I believe Heather's equation to be right on, and I hope that education advocates take this message to heart. It is so easy to blame teachers and school leadership (or evaluation procedures that some believe allow ineffective educators to remain in the system, or pay scales that some believe serve as a disincentive for talented individuals to join the profession). But the best educators in the world cannot do it alone – we know that.

At the same time, it is also easy to blame a parent who is not supervising homework or afterschool activities, or not attending parent-teacher conferences, for not ensuring their child reaches his or her potential. Or to blame a student who would rather be the class clown – or not in class – for not succeeding. But the best parents and students in the world will obviously have a hard time achieving in a school that pushes them away.

And even if you combine great teachers, engaged parents and eager students, without adequate resources and external social services to offer assistance when necessary, you will not get a student ready to succeed in the flat world.

So yes, I think that Heather's got this equation right. Does anyone disagree?
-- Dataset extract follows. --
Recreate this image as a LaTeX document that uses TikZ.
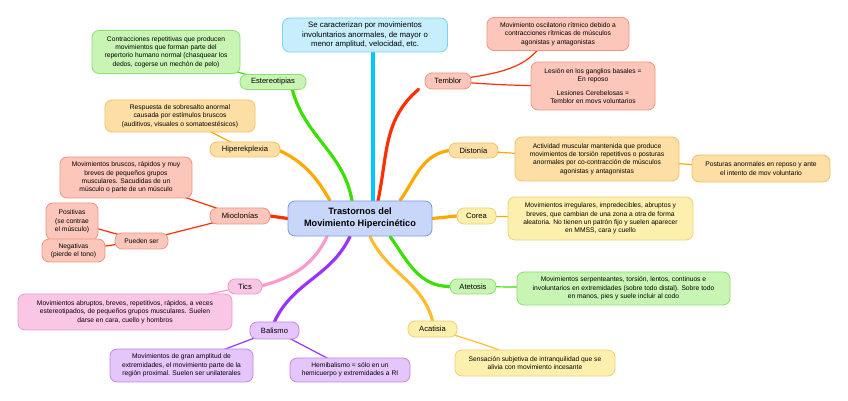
\documentclass[tikz,border=0pt]{standalone}
\usepackage{fontspec}
\setmainfont{Liberation Sans}
\usetikzlibrary{backgrounds}
\definecolor{grF}{HTML}{C8F5B4}\definecolor{grD}{HTML}{8EDE6E}\definecolor{grL}{HTML}{3CE000}
\definecolor{orF}{HTML}{FDDFA5}\definecolor{orD}{HTML}{F3C064}\definecolor{orL}{HTML}{FFA800}
\definecolor{saF}{HTML}{FCC7BA}\definecolor{saD}{HTML}{F09484}\definecolor{saL}{HTML}{FF3000}
\definecolor{piF}{HTML}{FAC6E6}\definecolor{piD}{HTML}{EE99CC}\definecolor{piL}{HTML}{FF99CC}
\definecolor{puF}{HTML}{E6C6FA}\definecolor{puD}{HTML}{BB88EE}\definecolor{puL}{HTML}{9933FF}
\definecolor{yeF}{HTML}{FDF0AE}\definecolor{yeD}{HTML}{EED070}\definecolor{yeL}{HTML}{FFBB33}
\definecolor{cyF}{HTML}{C6EEFC}\definecolor{cyD}{HTML}{80D0F0}\definecolor{cyL}{HTML}{00C8FF}
\definecolor{blF}{HTML}{C8D6FA}\definecolor{blD}{HTML}{7799EE}
\tikzset{
  box/.style={draw, rounded corners=7pt, line width=0.8pt, align=center, inner sep=1pt},
  lbl/.style={box, font=\fontsize{7.6}{9}\selectfont},
  txt/.style={box, font=\fontsize{6.7}{8.4}\selectfont},
  gr/.style={fill=grF, draw=grD}, ora/.style={fill=orF, draw=orD},
  sa/.style={fill=saF, draw=saD}, pi/.style={fill=piF, draw=piD},
  pu/.style={fill=puF, draw=puD}, ye/.style={fill=yeF, draw=yeD},
  cy/.style={fill=cyF, draw=cyD},
  trunk/.style={line width=3.2pt, line cap=round},
  twig/.style={line width=1.2pt}
}
\begin{document}
\begin{tikzpicture}[x=1pt,y=1pt]
\useasboundingbox (0,0) rectangle (848,401);
% central
\node[box, fill=blF, draw=blD, font=\fontsize{9.2}{12}\bfseries, minimum width=144pt, minimum height=35pt] (c) at (360,182.5) {Trastornos del\\Movimiento Hipercinético};
% top
\node[box, cy, font=\fontsize{7.8}{9.6}\selectfont, minimum width=165pt, minimum height=34pt] (top) at (365,366) {Se caracterizan por movimientos\\involuntarios anormales, de mayor o\\menor amplitud, velocidad, etc.};
% Estereotipias
\node[lbl, gr, minimum width=66pt, minimum height=15pt] (est) at (273,319) {Estereotipias};
\node[txt, gr, minimum width=148pt, minimum height=43pt] (estt) at (166,349) {Contracciones repetitivas que producen\\movimientos que forman parte del\\repertorio humano normal (chasquear los\\dedos, cogerse un mechón de pelo)};
% Hiperekplexia
\node[lbl, ora, minimum width=70pt, minimum height=15pt] (hip) at (245,251.5) {Hiperekplexia};
\node[txt, ora, minimum width=150pt, minimum height=32pt] (hipt) at (180,285) {Respuesta de sobresalto anormal\\causada por estímulos bruscos\\(auditivos, visuales o somatoestésicos)};
% Mioclonias
\node[lbl, sa, minimum width=60pt, minimum height=16pt] (mio) at (240,185) {Mioclonías};
\node[txt, sa, minimum width=132pt, minimum height=41pt] (miot) at (126,223.5) {Movimientos bruscos, rápidos y muy\\breves de pequeños grupos\\musculares. Sacudidas de un\\músculo o parte de un músculo};
\node[txt, sa, minimum width=53pt, minimum height=16pt] (pue) at (141.5,160) {Pueden ser};
\node[txt, sa, minimum width=52pt, minimum height=37pt] (pos) at (72,179.5) {Positivas\\(se contrae\\el músculo)};
\node[txt, sa, minimum width=63pt, minimum height=23pt] (neg) at (73.5,150.5) {Negativas\\(pierde el tono)};
% Tics
\node[lbl, pi, minimum width=34pt, minimum height=15pt] (tic) at (245,114.5) {Tics};
\node[txt, pi, minimum width=214pt, minimum height=36pt] (tict) at (125,89) {Movimientos abruptos, breves, repetitivos, rápidos, a veces\\estereotipados, de pequeños grupos musculares. Suelen\\darse en cara, cuello y hombros};
% Balismo
\node[lbl, pu, minimum width=49pt, minimum height=17pt] (bal) at (274.5,70.5) {Balismo};
\node[txt, pu, minimum width=143pt, minimum height=33pt] (ball) at (181.5,35.5) {Movimientos de gran amplitud de\\extremidades, el movimiento parte de la\\región proximal. Suelen ser unilaterales};
\node[txt, pu, minimum width=120pt, minimum height=24pt] (balr) at (350,31) {Hemibalismo = sólo en un\\hemicuerpo y extremidades a RI};
% Acatisia
\node[lbl, ye, minimum width=49pt, minimum height=16pt] (aca) at (432.5,72) {Acatisia};
\node[txt, ye, minimum width=160pt, minimum height=26pt] (acat) at (535,38) {Sensación subjetiva de intranquilidad que se\\alivia con movimiento incesante};
% Atetosis
\node[lbl, gr, minimum width=46pt, minimum height=15pt] (ate) at (473,114.5) {Atetosis};
\node[txt, gr, minimum width=213pt, minimum height=33pt] (atet) at (623.5,112.5) {Movimientos serpenteantes, torsión, lentos, continuos e\\involuntarios en extremidades (sobre todo distal). Sobre todo\\en manos, pies y suele incluir al codo};
% Corea
\node[lbl, ye, minimum width=39pt, minimum height=16pt] (cor) at (476.5,185) {Corea};
\node[txt, ye, minimum width=185pt, minimum height=43pt] (cort) at (600.5,182.5) {Movimientos irregulares, impredecibles, abruptos y\\breves, que cambian de una zona a otra de forma\\aleatoria. No tienen un patrón fijo y suelen aparecer\\en MMSS, cara y cuello};
% Distonia
\node[lbl, ora, minimum width=49pt, minimum height=15pt] (dis) at (473.5,250.5) {Distonía};
\node[txt, ora, minimum width=164pt, minimum height=44pt] (dist) at (597,242) {Actividad muscular mantenida que produce\\movimientos de torsión repetitivos o posturas\\anormales por co-contracción de músculos\\agonistas y antagonistas};
\node[txt, ora, minimum width=138pt, minimum height=27pt] (disr) at (761,232.5) {Posturas anormales en reposo y ante\\el intento de mov voluntario};
% Temblor
\node[lbl, sa, minimum width=46pt, minimum height=16pt] (tem) at (448,320) {Temblor};
\node[txt, sa, minimum width=142pt, minimum height=33pt] (temt) at (558,367) {Movimiento oscilatorio rítmico debido a\\contracciones rítmicas de músculos\\agonistas y antagonistas};
\node[txt, sa, minimum width=124pt, minimum height=48pt] (temr) at (593,315) {Lesión en los ganglios basales =\\En reposo\\[5pt]Lesiones Cerebelosas =\\Temblor en movs voluntarios};
% anchor coordinates on central node
\coordinate (sHip) at ([xshift=-30pt]c.north);
\coordinate (sEst) at ([xshift=-8pt]c.north);
\coordinate (sCy) at ([xshift=13pt]c.north);
\coordinate (sTem) at ([xshift=18pt]c.north);
\coordinate (sDis) at ([xshift=40pt]c.north);
\coordinate (sTic) at ([xshift=-33pt]c.south);
\coordinate (sBal) at ([xshift=-10pt]c.south);
\coordinate (sAca) at ([xshift=10pt]c.south);
\coordinate (sAte) at ([xshift=30pt]c.south);
\begin{pgfonlayer}{background}
  \fill[white] (0,0) rectangle (848,401);
  \draw[trunk, cyL] (sCy) -- ([xshift=8pt]top.south);
  \draw[trunk, saL] (sTem) to[out=78, in=-140] ([xshift=-6pt]tem.south west);
  \draw[trunk, orL] (sDis) to[out=55, in=190] (dis.west);
  \draw[trunk, orL] (c.east) -- (cor.west);
  \draw[trunk, grL] (sAte) to[out=-55, in=180] (ate.west);
  \draw[trunk, yeL] (sAca) to[out=-65, in=105] (aca.north);
  \draw[trunk, puL] (sBal) to[out=-115, in=65] (bal.north);
  \draw[trunk, piL] (sTic) to[out=-115, in=15] ([xshift=-3pt]tic.east);
  \draw[trunk, saL] (c.west) -- (mio.east);
  \draw[trunk, orL] (sHip) to[out=120, in=-25] ([xshift=-3pt]hip.east);
  \draw[trunk, grL] (sEst) to[out=100, in=-75] ([xshift=-14pt]est.south east);
  % twigs
  \draw[twig, grL] (est.center) -- (estt.center);
  \draw[twig, orL] (hip.center) -- (hipt.center);
  \draw[twig, saL] (mio.center) -- (miot.center);
  \draw[twig, saL] (mio.center) -- (pue.center);
  \draw[twig, saL] (pue.center) -- (pos.center);
  \draw[twig, saL] (pue.center) -- (neg.center);
  \draw[twig, piL] (tic.center) -- (tict.center);
  \draw[twig, puL] (bal.center) -- (ball.center);
  \draw[twig, puL] (bal.center) -- (balr.center);
  \draw[twig, yeL] (aca.center) to[out=-15, in=160] (acat.center);
  \draw[twig, grL] (ate.center) -- (atet.center);
  \draw[twig, orL] (cor.center) -- (cort.center);
  \draw[twig, orL] (dis.center) -- (dist.center);
  \draw[twig, orL] (dist.center) -- (disr.center);
  \draw[twig, saL] (tem.center) to[out=10, in=-115] ([xshift=-10pt]temt.center);
  \draw[twig, saL] (tem.center) to[out=-5, in=180] (temr.center);
\end{pgfonlayer}
\end{tikzpicture}
\end{document}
Can we, as a nation, start advocating school improvement strategies recognizing the role of all stakeholders?


The equation is missing

The equation is missing several critical pieces.
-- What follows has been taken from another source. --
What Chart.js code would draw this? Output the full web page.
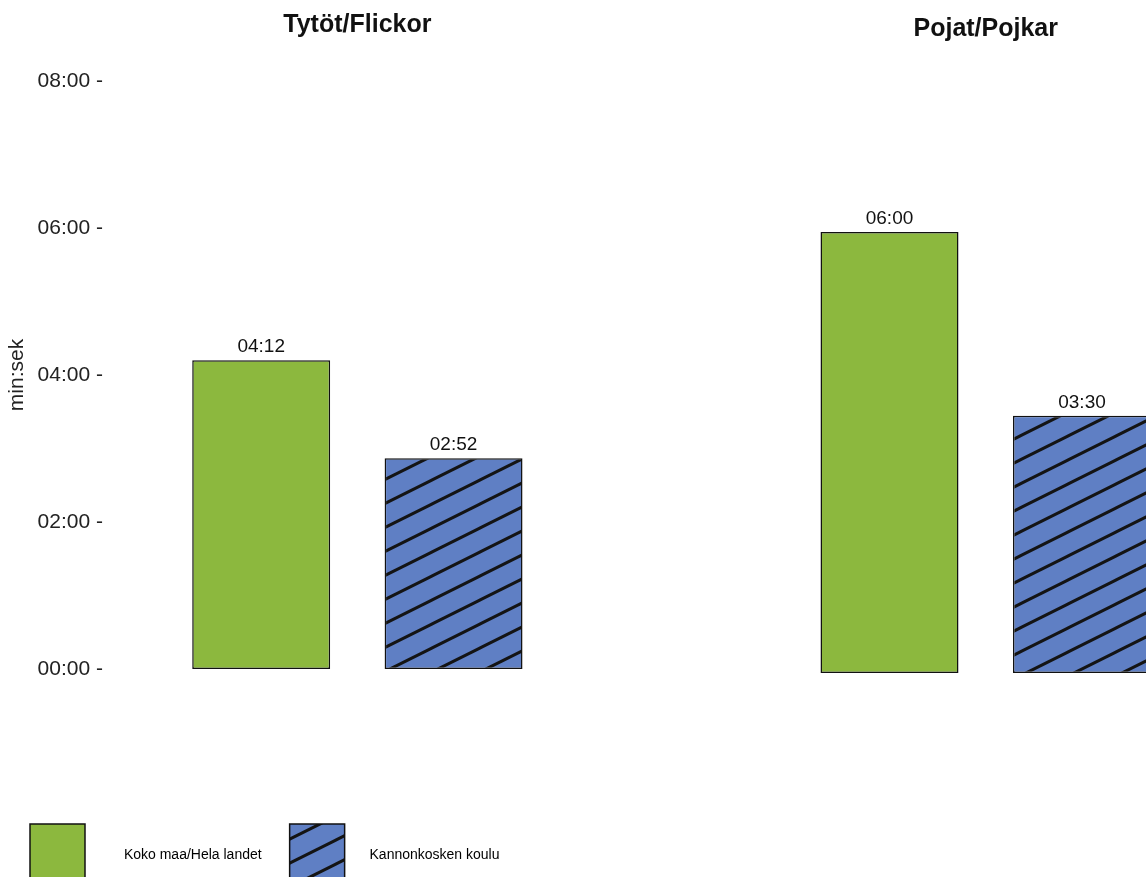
<!DOCTYPE html>
<html>
<head>
<meta charset="utf-8">
<script src="https://cdn.jsdelivr.net/npm/chart.js@4"></script>
<style>
    body { margin: 0; width: 1146px; height: 877px; overflow: hidden; background: #fff; position: relative; }
    canvas { position: absolute; }
    #girlsChart { left: 0; top: 0; }
    #boysChart { left: 780px; top: 4px; }
</style>
</head>
<body>
<canvas id="girlsChart" width="560" height="896"></canvas>
<canvas id="boysChart" width="420" height="896"></canvas>
<script>
// Data (seconds)
const groups = ['Tytöt/Flickor', 'Pojat/Pojkar'];
const seriesNames = ['Koko maa/Hela landet', 'Kannonkosken koulu'];
const nationalSecs = [252, 360];
const schoolSecs = [172, 210];
const yTicks = [0, 120, 240, 360, 480];

const FONT = "'Liberation Sans', Arial, Helvetica, sans-serif";
const GREEN = '#8cb83e';
const BLUE = '#5f7fc4';

// mm:ss from seconds
function fmt(secs) {
    const m = Math.floor(secs / 60);
    const s = Math.round(secs - m * 60);
    return String(m).padStart(2, '0') + ':' + String(s).padStart(2, '0');
}

// Diagonal hatch fill
function makeHatch(bg) {
    const c = document.createElement('canvas');
    c.width = 48;
    c.height = 24;
    const x = c.getContext('2d');
    x.fillStyle = bg;
    x.fillRect(0, 0, 48, 24);
    x.strokeStyle = '#141414';
    x.lineWidth = 3;
    [-24, 0, 24].forEach(off => {
        x.beginPath();
        x.moveTo(-4, 26 + off);
        x.lineTo(52, -2 + off);
        x.stroke();
    });
    return x.createPattern(c, 'repeat');
}
const hatch = makeHatch(BLUE);

// Value labels above bars
const valueLabels = {
    id: 'valueLabels',
    afterDatasetsDraw(chart) {
        const ctx = chart.ctx;
        ctx.save();
        ctx.font = '19px ' + FONT;
        ctx.fillStyle = '#111';
        ctx.textAlign = 'center';
        ctx.textBaseline = 'alphabetic';
        chart.data.datasets.forEach((ds, i) => {
            chart.getDatasetMeta(i).data.forEach((bar, j) => {
                const v = ds.data[j];
                if (v == null) return;
                ctx.fillText(fmt(v), bar.x, bar.y - 8);
            });
        });
        ctx.restore();
    }
};

function makeChart(id, g, first) {
    const ctx = document.getElementById(id).getContext('2d');
    return new Chart(ctx, {
        type: 'bar',
        data: {
            labels: seriesNames,
            datasets: [{
                label: seriesNames[0],
                data: [nationalSecs[g], null],
                backgroundColor: GREEN,
                borderColor: '#111',
                borderWidth: 1.5,
                borderSkipped: false
            }, {
                label: seriesNames[1],
                data: [null, schoolSecs[g]],
                backgroundColor: hatch,
                borderColor: '#111',
                borderWidth: 1.5,
                borderSkipped: false
            }]
        },
        options: {
            responsive: false,
            animation: false,
            devicePixelRatio: 1,
            grouped: false,
            barPercentage: 0.717,
            categoryPercentage: 1,
            layout: {
                padding: first ? { left: 2, right: 10.25 } : { left: 13.25, right: 21.75 }
            },
            scales: {
                x: {
                    grid: { display: false, drawTicks: false },
                    border: { display: false },
                    ticks: { display: false },
                    afterFit: s => { s.height = first ? 127 : 227; }
                },
                y: {
                    display: first,
                    min: 0,
                    max: 480,
                    afterBuildTicks: s => { s.ticks = yTicks.map(v => ({ value: v })); },
                    grid: { display: false, drawTicks: false },
                    border: { display: false },
                    ticks: {
                        padding: 62,
                        color: '#222',
                        font: { family: FONT, size: 21 },
                        callback: v => fmt(v) + ' -'
                    },
                    title: {
                        display: true,
                        text: 'min:sek',
                        color: '#222',
                        font: { family: FONT, size: 21 },
                        padding: { top: 3, bottom: 0 }
                    },
                    afterFit: s => { if (first) s.width = 163; }
                }
            },
            plugins: {
                title: {
                    display: true,
                    text: groups[g],
                    fullSize: false,
                    color: '#111',
                    font: { family: FONT, size: 25, weight: 'bold' },
                    padding: { top: 10, bottom: 41 }
                },
                legend: {
                    display: first,
                    position: 'bottom',
                    align: 'start',
                    labels: {
                        boxWidth: 55,
                        boxHeight: 62,
                        padding: 28,
                        color: '#111',
                        font: { family: FONT, size: 14 },
                        generateLabels: chart => chart.data.datasets.map((ds, i) => ({
                            text: (i === 0 ? '\u2002\u2002\u2002\u2002 ' : '\u2002\u2002 ') + ds.label,
                            fillStyle: ds.backgroundColor,
                            strokeStyle: '#111',
                            lineWidth: 1.5,
                            datasetIndex: i
                        }))
                    }
                },
                tooltip: { enabled: false }
            }
        },
        plugins: [valueLabels]
    });
}

makeChart('girlsChart', 0, true);
makeChart('boysChart', 1, false);
</script>
</body>
</html>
First, it's missing the coefficients-- not all of these things effect student outcomes equally. So it's gotta look more like

a(Family) + b(Student) + c(School) + d(Policy) = Student Success

Second, it has a peculiar order. Personally, I would look at it like this:

a(Policy) + b(School) + c(Student) + d(Family) = Student Success.

The driving force of this ordering is that now the variables are listed in the order of our ability to change/improve/tamper with the cause. We control (to a far greater extent than the other things on this list) the policies that exist and the schools we build and how they're run. Motivating students and getting them to do their part is easier than families because 1) they spend hours and hours of their days within the school and our policy context 2) we have meaningful control/they have less autonomy. Adjusting the family, even through policy intervention, is the most challenging and expensive approach with the greatest likelihood of falling short of truly penetrating and changing lifelong habits/beliefs/actions/abilities in perpetuity.
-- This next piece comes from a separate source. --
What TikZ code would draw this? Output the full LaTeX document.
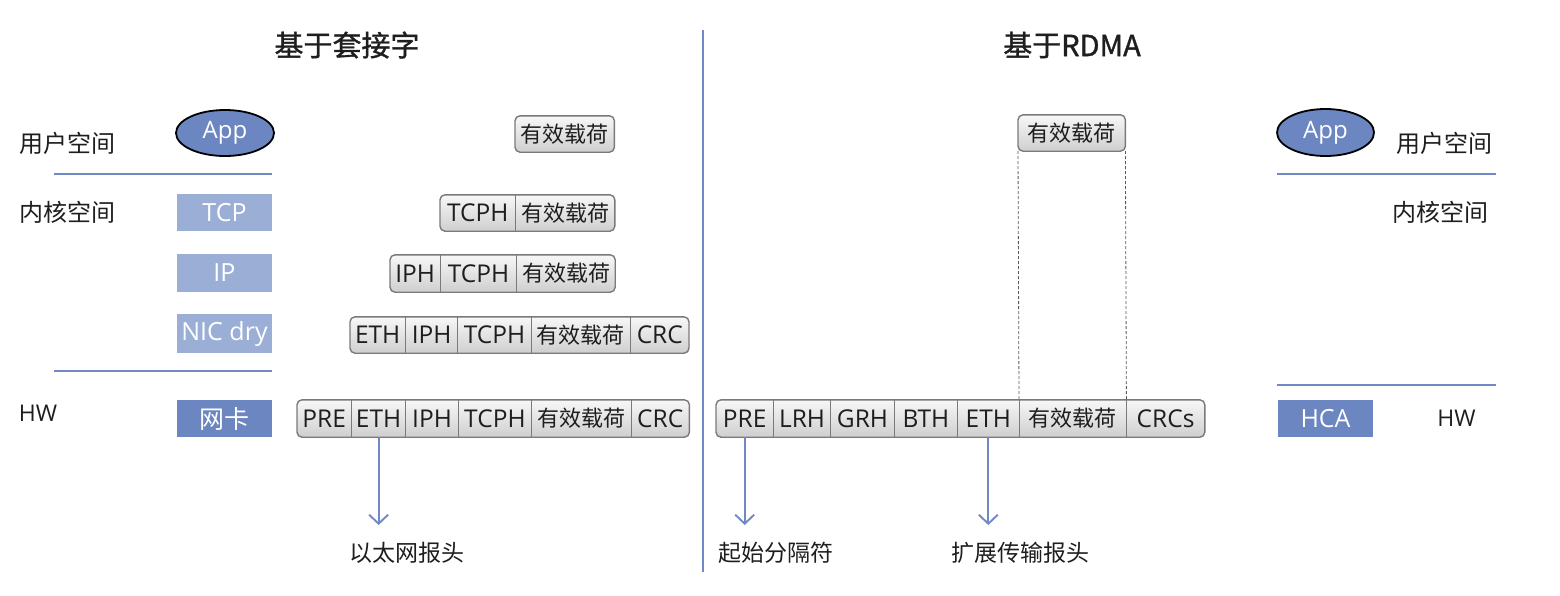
\documentclass[tikz,border=0pt]{standalone}
\usepackage{fontspec}
\setmainfont{Open Sans}
\newfontfamily\cjk{Noto Sans CJK SC}
\newfontfamily\cjkt[FakeBold=1.2]{Noto Sans CJK SC}
\usetikzlibrary{arrows.meta,fit,backgrounds,shapes.geometric}
\definecolor{dblue}{HTML}{6B86C0}
\definecolor{lblue}{HTML}{9AAED6}
\definecolor{lineblue}{HTML}{7089C4}
\definecolor{pktedge}{HTML}{7A7A7A}
\definecolor{txt}{HTML}{1E1E1E}
\begin{document}
\begin{tikzpicture}[x=1pt,y=-1pt,
  seg/.style={inner sep=0pt, minimum height=36pt, anchor=west, text=txt},
  lat/.style={font=\fontsize{24.5}{28}\selectfont},
  cj/.style={font=\cjk\fontsize{22}{26}\selectfont},
  pkt/.style={inner sep=0pt, draw=pktedge, line width=1.4pt, rounded corners=5pt, top color=gray!6, bottom color=gray!38},
  div/.style={draw=pktedge, line width=1pt},
  layer/.style={inner sep=0pt, minimum width=95pt, minimum height=37pt, text=white, font=\fontsize{25}{30}\selectfont},
  appnode/.style={ellipse, draw=black, line width=1.8pt, fill=dblue, minimum width=98pt, minimum height=46pt, inner sep=0pt, text=white, font=\fontsize{24}{28}\selectfont},
  sidelab/.style={text=txt, inner sep=0pt, font=\cjk\fontsize{24}{28}\selectfont},
  hwlab/.style={text=txt, inner sep=0pt, font=\fontsize{23}{28}\selectfont},
  sep/.style={draw=lineblue, line width=2pt},
  arr/.style={draw=lineblue, line width=1.9pt, -{Straight Barb[length=9pt,width=19pt]}},
  botlab/.style={text=txt, inner sep=0pt, font=\cjk\fontsize{23}{28}\selectfont},
  ttl/.style={text=txt, inner sep=0pt, font=\cjkt\fontsize{29}{34}\selectfont},
  dot/.style={draw=gray!70!black, line width=0.8pt, dash pattern=on 3pt off 2pt}
]
\useasboundingbox (0,0) rectangle (1560,595);

% titles and divider
\node[ttl] (t1) at (347,45) {基于套接字};
\node[ttl] (t2) at (1072,45) {基于RDMA};
\coordinate (dtop) at (703,30);
\coordinate (dbot) at (703,572);
\draw[draw=lineblue, line width=1.4pt] (dtop) -- (dbot);

% left side labels
\node[sidelab] (ul) at (67.5,143) {用户空间};
\node[sidelab] (kl) at (67.5,212) {内核空间};
\node[hwlab] (hl) at (38,413) {HW};
\draw[sep] (54,174) -- (272,174);
\draw[sep] (54,371) -- (272,371);

% left stack
\node[appnode] (app1) at (225,133) {App};
\node[layer, fill=lblue] (tcp) at (224.5,212.5) {TCP};
\node[layer, fill=lblue, minimum height=38pt] (ip) at (224.5,273) {IP};
\node[layer, fill=lblue, minimum height=39pt] (nic) at (224.5,333.5) {NIC dry};
\node[layer, fill=dblue] (wk) at (224.5,418.5) {\cjk 网卡};

% row 1
\node[seg,cj,minimum width=99pt] (r1a) at (515,134) {有效载荷};
\begin{scope}[on background layer]\node[pkt,fit=(r1a)] (r1) {};\end{scope}

% row 2
\node[seg,lat,minimum width=75pt] (r2a) at (440,213) {TCPH};
\node[seg,cj,minimum width=99pt] (r2b) at (r2a.east) {有效载荷};
\begin{scope}[on background layer]\node[pkt,fit=(r2a)(r2b)] (r2) {};\end{scope}
\draw[div] (r2a.north east) -- (r2a.south east);

% row 3
\node[seg,lat,minimum width=50pt,minimum height=37pt] (r3a) at (390,273.5) {IPH};
\node[seg,lat,minimum width=76pt,minimum height=37pt] (r3b) at (r3a.east) {TCPH};
\node[seg,cj,minimum width=98pt,minimum height=37pt] (r3c) at (r3b.east) {有效载荷};
\begin{scope}[on background layer]\node[pkt,fit=(r3a)(r3c)] (r3) {};\end{scope}
\draw[div] (r3a.north east) -- (r3a.south east);
\draw[div] (r3b.north east) -- (r3b.south east);

% row 4
\node[seg,lat,minimum width=55pt] (r4a) at (350,335) {ETH};
\node[seg,lat,minimum width=52pt] (r4b) at (r4a.east) {IPH};
\node[seg,lat,minimum width=73pt] (r4c) at (r4b.east) {TCPH};
\node[seg,cj,minimum width=99pt] (r4d) at (r4c.east) {有效载荷};
\node[seg,lat,minimum width=58pt] (r4e) at (r4d.east) {CRC};
\begin{scope}[on background layer]\node[pkt,fit=(r4a)(r4e)] (r4) {};\end{scope}
\foreach \n in {r4a,r4b,r4c,r4d}{\draw[div] (\n.north east) -- (\n.south east);}

% row 5
\node[seg,lat,minimum width=54pt,minimum height=37pt] (r5a) at (297,418.5) {PRE};
\node[seg,lat,minimum width=54pt,minimum height=37pt] (r5b) at (r5a.east) {ETH};
\node[seg,lat,minimum width=52pt,minimum height=37pt] (r5c) at (r5b.east) {IPH};
\node[seg,lat,minimum width=73pt,minimum height=37pt] (r5d) at (r5c.east) {TCPH};
\node[seg,cj,minimum width=99pt,minimum height=37pt] (r5e) at (r5d.east) {有效载荷};
\node[seg,lat,minimum width=58pt,minimum height=37pt] (r5f) at (r5e.east) {CRC};
\begin{scope}[on background layer]\node[pkt,fit=(r5a)(r5f)] (r5) {};\end{scope}
\foreach \n in {r5a,r5b,r5c,r5d,r5e}{\draw[div] (\n.north east) -- (\n.south east);}

% left arrow
\coordinate (ylev) at (0,525);
\coordinate (ea) at (r5b.south |- ylev);
\draw[arr] (r5b.south) -- (ea);
\node[botlab] (l1) at (407,553) {以太网报头};

% right payload
\node[seg,cj,minimum width=107pt] (rp) at (1018,133) {有效载荷};
\begin{scope}[on background layer]\node[pkt,fit=(rp)] (rpb) {};\end{scope}

% right row
\node[seg,lat,minimum width=57pt,minimum height=37pt] (b1) at (716,418.5) {PRE};
\node[seg,lat,minimum width=57pt,minimum height=37pt] (b2) at (b1.east) {LRH};
\node[seg,lat,minimum width=63pt,minimum height=37pt] (b3) at (b2.east) {GRH};
\node[seg,lat,minimum width=63pt,minimum height=37pt] (b4) at (b3.east) {BTH};
\node[seg,lat,minimum width=61pt,minimum height=37pt] (b5) at (b4.east) {ETH};
\node[seg,cj,minimum width=107pt,minimum height=37pt] (b6) at (b5.east) {有效载荷};
\node[seg,lat,minimum width=78pt,minimum height=37pt] (b7) at (b6.east) {CRCs};
\begin{scope}[on background layer]\node[pkt,fit=(b1)(b7)] (rrow) {};\end{scope}
\foreach \n in {b1,b2,b3,b4,b5,b6}{\draw[div] (\n.north east) -- (\n.south east);}

\draw[dot] (rp.south west) -- (b6.north west);
\draw[dot] (rp.south east) -- (b6.north east);

\coordinate (eb) at (b1.south |- ylev);
\coordinate (ec) at (b5.south |- ylev);
\draw[arr] (b1.south) -- (eb);
\draw[arr] (b5.south) -- (ec);
\node[botlab] (l2) at (776,553) {起始分隔符};
\node[botlab] (l3) at (1020,553) {扩展传输报头};

% right stack
\node[appnode, minimum width=97pt, minimum height=47pt] (app2) at (1325.5,132.5) {App};
\node[sidelab] (ur) at (1444.5,143) {用户空间};
\node[sidelab] (kr) at (1440,212) {内核空间};
\draw[sep] (1277,174) -- (1496,174);
\draw[sep] (1277,385) -- (1496,385);
\node[layer, fill=dblue] (hca) at (1325.5,418.5) {HCA};
\node[hwlab] (hr) at (1456.5,418) {HW};
\end{tikzpicture}
\end{document}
The final thing to remember is that not only are some of these elements easier to "reform", "improve", "tinker with", etc, but that the coefficients in front of each of these factors CHANGES depending on the context.

Sometimes the schools are so poor that it's clear improving what happens there will be far more effectual. Sometimes the family conditions weigh heavy on an otherwise successful school, etc etc.

Writing rules was out of date

Writing rules was out of date in the day of Horace Mann. Setting some goals, metrics, and a process to renew them is how we do things now, even in the age of NCLB and RTTT. I strongly suggest (not mandate) that you look into Arnold Packer's Verified Resume system - GOOGLE IT! to avoid the spam filter.

Packer, of the SCANS Report of the 1990's, and "inventor of the soft skills," formulated eight categories of skills: responsibility, teamwork, coping with diversity, inquiry, creativity, listening, work with tech, and planning. He then urged scoring on a five point scale from "never" to "all the time," and that scoring take place at regular intervals.

We adapted that to self-scoring and group comparing times, both to accommodate new classes and members, and to build self-assessment into a routine, regular, and frequent activity in any subject, any project, any event. And, since that self-assessment was in the context of the group, it also built the group, and addressed, in only positive terms, issues like attendance - so you can help and be helped by others - that are usually the retreat of failed communication.

Ironically enough, almost all your 10 points (or 11 or more for quibblers) can fit comfortably within Packer's 8, and the process is at least as important - critical to - the product. Our challenge now is to explore whether self-assessment changes variables like attendance, grades, aspirations and those pesky test scores. Probably.